┌─ SUPPLIED INFORMATION
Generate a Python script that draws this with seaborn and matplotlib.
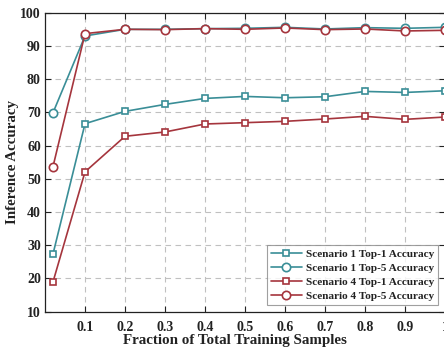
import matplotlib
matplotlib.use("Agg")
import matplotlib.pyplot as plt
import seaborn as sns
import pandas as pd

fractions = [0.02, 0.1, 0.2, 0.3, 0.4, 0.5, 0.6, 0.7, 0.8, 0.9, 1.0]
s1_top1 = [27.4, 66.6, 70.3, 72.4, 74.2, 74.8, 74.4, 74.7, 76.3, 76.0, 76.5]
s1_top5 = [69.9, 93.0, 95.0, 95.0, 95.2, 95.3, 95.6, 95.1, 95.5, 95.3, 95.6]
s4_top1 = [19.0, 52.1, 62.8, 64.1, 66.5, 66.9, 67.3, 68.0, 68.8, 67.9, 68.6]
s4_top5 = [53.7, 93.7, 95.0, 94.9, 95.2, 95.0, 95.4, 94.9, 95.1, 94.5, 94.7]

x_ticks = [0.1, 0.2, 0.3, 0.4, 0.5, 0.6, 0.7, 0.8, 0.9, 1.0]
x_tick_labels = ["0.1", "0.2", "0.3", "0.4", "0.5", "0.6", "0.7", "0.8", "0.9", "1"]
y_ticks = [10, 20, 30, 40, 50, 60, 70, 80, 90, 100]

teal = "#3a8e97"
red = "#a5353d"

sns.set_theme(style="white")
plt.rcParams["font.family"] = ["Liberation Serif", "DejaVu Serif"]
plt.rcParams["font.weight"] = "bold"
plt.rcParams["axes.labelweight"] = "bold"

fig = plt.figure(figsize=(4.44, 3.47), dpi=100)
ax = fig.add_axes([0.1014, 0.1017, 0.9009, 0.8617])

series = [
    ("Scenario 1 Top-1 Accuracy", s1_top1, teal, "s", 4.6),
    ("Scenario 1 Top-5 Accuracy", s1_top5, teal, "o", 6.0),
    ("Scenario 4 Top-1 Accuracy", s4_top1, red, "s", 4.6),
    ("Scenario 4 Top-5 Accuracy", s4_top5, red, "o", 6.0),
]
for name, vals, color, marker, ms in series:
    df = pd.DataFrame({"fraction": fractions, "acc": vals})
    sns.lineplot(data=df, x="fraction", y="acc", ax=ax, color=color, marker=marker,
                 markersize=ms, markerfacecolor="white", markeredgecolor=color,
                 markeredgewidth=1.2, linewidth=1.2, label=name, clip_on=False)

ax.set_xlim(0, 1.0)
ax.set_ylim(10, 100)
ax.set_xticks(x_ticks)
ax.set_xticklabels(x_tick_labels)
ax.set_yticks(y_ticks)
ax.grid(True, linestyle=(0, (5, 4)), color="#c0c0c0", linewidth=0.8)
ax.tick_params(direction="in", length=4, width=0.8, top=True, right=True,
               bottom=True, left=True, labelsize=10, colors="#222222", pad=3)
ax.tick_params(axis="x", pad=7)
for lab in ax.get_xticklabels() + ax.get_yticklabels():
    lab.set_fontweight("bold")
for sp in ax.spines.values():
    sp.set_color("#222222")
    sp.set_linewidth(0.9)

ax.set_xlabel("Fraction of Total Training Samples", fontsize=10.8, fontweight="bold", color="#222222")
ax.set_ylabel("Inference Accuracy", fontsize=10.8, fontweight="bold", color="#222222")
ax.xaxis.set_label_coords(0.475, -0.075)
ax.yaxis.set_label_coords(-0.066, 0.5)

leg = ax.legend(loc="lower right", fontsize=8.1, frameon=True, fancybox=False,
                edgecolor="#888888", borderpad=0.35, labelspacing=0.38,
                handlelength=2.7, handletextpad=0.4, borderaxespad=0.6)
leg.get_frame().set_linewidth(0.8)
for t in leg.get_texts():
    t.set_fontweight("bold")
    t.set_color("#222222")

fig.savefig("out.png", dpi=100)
└─
> _GOAL OF THE EXERCISE_
Copy all lines from the data that hold the word "seaborn".

> _FULL OUTPUT_
Generate a Python script that draws this with seaborn and matplotlib.
import seaborn as sns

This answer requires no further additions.